A timely conclusion of negotiations has two major upsides. First, speed can improve the quality of the bilateral trade agreement because it will encourage compromise. The contours of that compromise are not hard to fathom: to set aside trade-reducing demands (quotas that cut back Japanese automobile exports to the United States) to enable a brisk negotiation result leveling the playing field for U.S. producers in the Japanese agricultural market. This bargain is not a pipe dream, keeping in mind that the 232 report on auto tariffs has already achieved what U.S. Trade Representative Lighthizer intended (bringing reluctant parties to the negotiation table), but there is no domestic constituency for the actual implementation of tariff hikes that would wreak economic havoc. A quick result on agricultural opening is important to the Trump administration as the fate of the United States-Mexico-Canada trade deal is more than uncertain, the “historic” deal with China may not lead to a swift lifting of tariffs, and the retaliatory measures applied by several nations in the wake of U.S. tariffs on metals are still biting.

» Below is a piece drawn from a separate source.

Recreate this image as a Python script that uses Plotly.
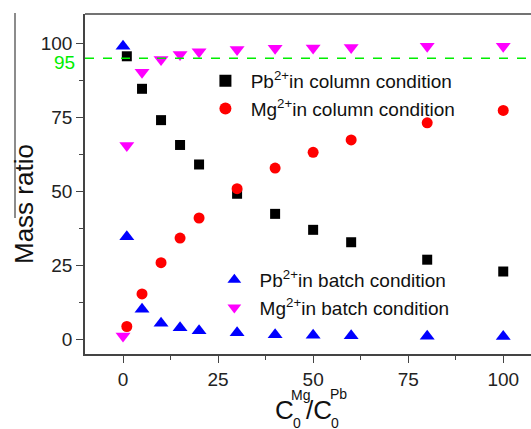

Second, once the United States and Japan get past the bilateral trade talks, they will be better poised to shape together Asia’s economic architecture. Both sides share an abiding interest in preserving and expanding an open digital economy, codifying and disseminating rules that address the distortions of state capitalism (disciplines on state-owned enterprises and industrial subsidies, rooting out forced technology transfers, etc.), and pooling resources to finance critical infrastructure in the region to improve development outcomes and avoid overdependence on the Belt and Road Initiative.

Bilateral trade negotiations can be a dead weight if they tie the United States and Japan to a perennial wrangling over tariffs and quotas, or they can be a stepping stone toward coordinated economic statecraft. What will it be, Washington?